## The exercise
Every line that holds "standalone" should be shown.
--- Start of The records ---
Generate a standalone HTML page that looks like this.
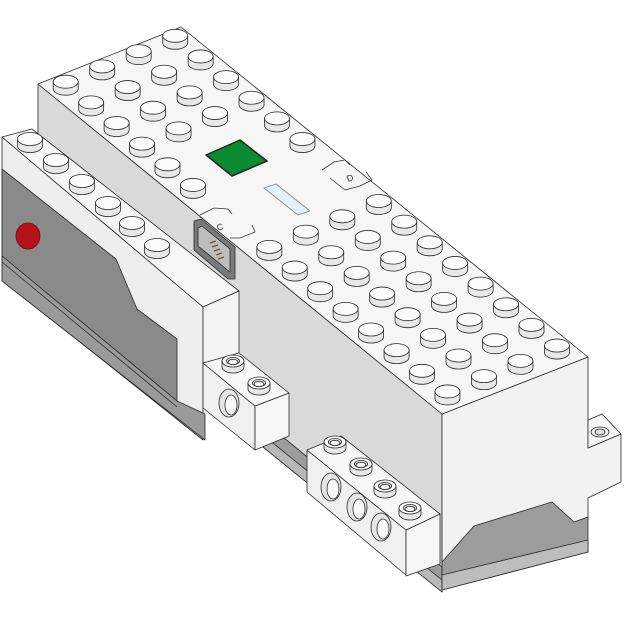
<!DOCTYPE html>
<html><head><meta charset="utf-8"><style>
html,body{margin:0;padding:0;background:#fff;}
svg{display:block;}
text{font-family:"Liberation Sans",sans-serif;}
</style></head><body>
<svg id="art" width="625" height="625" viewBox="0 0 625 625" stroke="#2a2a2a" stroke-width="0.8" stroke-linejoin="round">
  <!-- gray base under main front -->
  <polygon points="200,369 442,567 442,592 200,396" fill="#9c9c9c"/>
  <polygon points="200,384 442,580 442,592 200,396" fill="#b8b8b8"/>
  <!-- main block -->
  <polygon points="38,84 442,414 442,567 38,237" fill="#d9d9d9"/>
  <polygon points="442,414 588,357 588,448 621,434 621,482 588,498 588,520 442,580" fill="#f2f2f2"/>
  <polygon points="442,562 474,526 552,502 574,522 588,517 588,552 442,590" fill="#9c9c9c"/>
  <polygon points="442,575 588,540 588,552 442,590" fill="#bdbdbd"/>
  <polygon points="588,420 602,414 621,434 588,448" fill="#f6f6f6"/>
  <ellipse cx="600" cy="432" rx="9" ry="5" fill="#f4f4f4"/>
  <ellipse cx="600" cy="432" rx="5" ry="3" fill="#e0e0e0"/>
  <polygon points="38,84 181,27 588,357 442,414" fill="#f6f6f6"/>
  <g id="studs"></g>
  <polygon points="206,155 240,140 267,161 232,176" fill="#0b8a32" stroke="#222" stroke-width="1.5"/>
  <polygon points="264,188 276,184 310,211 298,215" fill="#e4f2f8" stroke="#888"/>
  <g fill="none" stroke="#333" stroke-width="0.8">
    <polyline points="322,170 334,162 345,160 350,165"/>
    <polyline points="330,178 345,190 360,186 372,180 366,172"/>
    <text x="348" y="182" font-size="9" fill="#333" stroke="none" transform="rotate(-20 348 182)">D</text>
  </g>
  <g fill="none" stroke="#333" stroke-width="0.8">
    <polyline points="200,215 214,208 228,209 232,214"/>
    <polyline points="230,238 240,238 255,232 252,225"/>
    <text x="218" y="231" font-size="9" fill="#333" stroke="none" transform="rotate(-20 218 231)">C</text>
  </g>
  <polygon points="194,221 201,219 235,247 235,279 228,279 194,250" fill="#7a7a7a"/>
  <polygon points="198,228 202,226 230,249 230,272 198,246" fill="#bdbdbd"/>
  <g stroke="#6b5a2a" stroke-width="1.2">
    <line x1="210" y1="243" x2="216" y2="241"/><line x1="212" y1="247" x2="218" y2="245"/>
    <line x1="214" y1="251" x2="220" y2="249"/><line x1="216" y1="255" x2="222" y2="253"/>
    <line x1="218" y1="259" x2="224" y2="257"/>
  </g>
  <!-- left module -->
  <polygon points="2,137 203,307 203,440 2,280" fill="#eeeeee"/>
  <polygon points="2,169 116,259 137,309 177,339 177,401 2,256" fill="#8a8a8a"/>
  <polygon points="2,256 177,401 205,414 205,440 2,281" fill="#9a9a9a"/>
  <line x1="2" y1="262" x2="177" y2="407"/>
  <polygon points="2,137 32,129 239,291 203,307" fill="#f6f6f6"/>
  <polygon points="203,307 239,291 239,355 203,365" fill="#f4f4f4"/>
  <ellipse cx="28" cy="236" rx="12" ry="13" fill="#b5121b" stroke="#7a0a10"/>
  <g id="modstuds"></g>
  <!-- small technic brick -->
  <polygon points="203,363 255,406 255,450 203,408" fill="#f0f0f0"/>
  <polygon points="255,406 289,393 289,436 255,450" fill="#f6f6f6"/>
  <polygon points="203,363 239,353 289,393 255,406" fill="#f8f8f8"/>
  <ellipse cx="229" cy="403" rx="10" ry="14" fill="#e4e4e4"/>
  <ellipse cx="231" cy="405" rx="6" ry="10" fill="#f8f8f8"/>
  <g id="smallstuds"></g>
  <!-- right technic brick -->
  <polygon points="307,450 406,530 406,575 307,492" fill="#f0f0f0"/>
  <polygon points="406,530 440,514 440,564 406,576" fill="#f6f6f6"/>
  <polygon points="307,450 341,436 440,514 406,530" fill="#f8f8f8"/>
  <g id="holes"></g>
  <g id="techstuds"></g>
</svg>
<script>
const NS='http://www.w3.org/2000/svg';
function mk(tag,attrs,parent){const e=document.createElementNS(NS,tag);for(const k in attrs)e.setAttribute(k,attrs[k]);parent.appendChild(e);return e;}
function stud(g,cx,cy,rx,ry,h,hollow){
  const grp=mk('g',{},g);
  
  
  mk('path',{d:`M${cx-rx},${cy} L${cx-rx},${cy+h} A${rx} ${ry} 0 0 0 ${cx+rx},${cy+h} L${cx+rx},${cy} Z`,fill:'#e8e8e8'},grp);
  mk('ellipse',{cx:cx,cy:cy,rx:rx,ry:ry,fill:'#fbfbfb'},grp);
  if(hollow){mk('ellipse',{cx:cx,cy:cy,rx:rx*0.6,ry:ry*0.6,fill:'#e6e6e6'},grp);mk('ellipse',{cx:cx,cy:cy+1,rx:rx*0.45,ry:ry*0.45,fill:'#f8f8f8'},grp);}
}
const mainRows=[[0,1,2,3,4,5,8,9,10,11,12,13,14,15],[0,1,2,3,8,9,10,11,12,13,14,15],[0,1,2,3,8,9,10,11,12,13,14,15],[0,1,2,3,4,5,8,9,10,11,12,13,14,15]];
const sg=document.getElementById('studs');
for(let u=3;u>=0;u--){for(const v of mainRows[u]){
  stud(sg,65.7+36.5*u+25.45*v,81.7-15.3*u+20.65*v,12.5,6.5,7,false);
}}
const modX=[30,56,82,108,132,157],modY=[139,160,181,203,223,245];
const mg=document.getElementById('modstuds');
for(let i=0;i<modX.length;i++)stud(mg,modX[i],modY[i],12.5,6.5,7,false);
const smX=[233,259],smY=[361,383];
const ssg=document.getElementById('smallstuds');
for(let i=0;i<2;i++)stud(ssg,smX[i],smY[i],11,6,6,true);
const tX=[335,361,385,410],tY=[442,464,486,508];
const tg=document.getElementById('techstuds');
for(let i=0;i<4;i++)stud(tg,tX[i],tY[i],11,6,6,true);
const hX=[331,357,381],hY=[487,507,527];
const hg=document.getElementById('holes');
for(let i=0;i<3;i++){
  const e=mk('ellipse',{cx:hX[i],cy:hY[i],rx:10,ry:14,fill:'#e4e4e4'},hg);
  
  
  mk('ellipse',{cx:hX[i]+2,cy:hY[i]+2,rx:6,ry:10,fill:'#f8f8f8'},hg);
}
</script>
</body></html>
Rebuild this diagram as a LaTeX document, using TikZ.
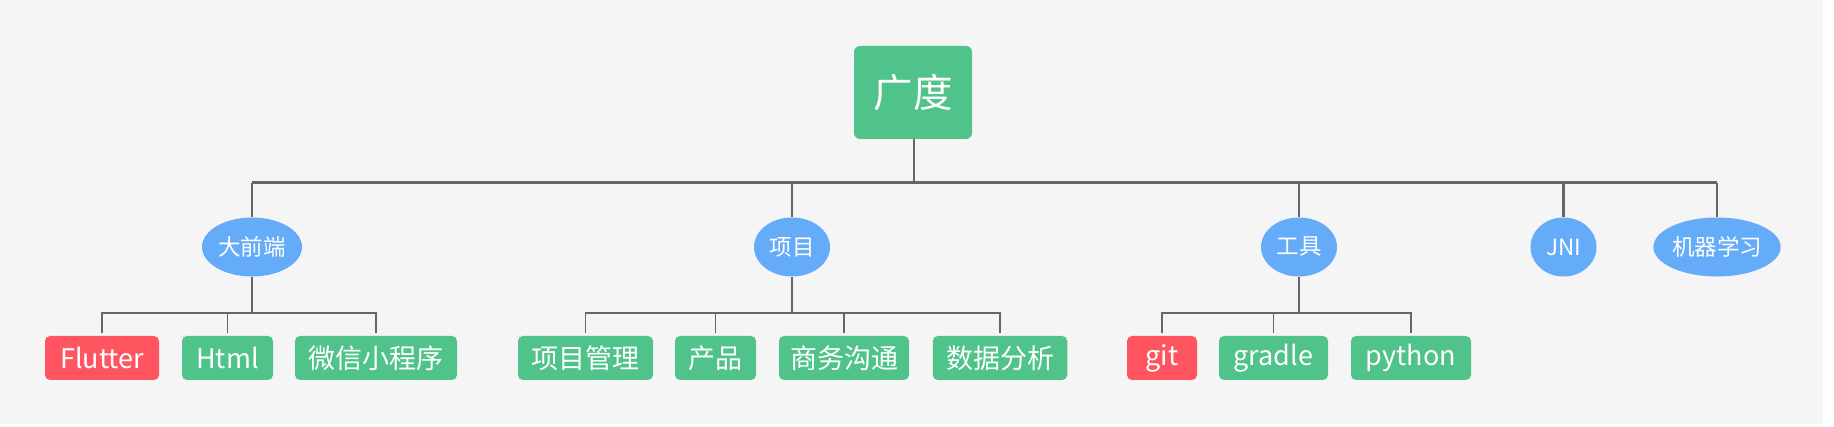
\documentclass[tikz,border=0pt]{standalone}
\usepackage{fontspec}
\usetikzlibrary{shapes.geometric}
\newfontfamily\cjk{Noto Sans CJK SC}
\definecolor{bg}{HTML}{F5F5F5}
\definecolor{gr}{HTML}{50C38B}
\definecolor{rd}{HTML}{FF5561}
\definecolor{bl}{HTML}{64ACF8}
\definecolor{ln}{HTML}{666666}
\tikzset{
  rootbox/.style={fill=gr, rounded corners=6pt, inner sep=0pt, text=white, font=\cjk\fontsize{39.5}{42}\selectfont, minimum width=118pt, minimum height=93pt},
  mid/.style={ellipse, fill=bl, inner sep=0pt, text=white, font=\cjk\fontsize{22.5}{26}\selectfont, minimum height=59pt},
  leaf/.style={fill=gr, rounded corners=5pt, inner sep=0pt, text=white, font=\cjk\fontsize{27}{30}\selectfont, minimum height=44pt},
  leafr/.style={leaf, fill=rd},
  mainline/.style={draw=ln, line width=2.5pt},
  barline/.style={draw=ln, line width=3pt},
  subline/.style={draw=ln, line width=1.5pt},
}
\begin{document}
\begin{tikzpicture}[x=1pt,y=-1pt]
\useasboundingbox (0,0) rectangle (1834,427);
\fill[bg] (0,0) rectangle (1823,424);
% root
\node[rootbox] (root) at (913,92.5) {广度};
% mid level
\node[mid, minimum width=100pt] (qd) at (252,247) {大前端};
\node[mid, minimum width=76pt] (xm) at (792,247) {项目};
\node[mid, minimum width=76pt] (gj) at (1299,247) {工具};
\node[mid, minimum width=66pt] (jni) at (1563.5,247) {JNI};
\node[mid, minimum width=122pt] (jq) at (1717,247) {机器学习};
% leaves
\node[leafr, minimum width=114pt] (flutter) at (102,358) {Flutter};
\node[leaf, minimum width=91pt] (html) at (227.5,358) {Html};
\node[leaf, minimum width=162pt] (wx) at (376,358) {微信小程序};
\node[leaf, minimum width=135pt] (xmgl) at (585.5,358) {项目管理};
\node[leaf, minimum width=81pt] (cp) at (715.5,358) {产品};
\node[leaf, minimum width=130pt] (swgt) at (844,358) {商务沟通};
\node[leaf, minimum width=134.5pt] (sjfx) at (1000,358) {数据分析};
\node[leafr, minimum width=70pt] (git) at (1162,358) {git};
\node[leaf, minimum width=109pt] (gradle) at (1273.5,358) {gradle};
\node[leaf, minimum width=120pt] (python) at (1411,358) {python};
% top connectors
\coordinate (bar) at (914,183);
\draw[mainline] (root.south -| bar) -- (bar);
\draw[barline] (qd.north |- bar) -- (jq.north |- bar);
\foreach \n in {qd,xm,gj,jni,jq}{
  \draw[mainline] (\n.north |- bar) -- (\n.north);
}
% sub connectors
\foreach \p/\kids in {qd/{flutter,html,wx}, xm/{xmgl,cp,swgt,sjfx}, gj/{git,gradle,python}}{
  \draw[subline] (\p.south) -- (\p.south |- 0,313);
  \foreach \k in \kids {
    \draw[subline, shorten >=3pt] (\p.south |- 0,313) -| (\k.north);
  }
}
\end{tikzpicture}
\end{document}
--- End of The records ---
## Answer to the problem
Generate a standalone HTML page that looks like this.
\documentclass[tikz,border=0pt]{standalone}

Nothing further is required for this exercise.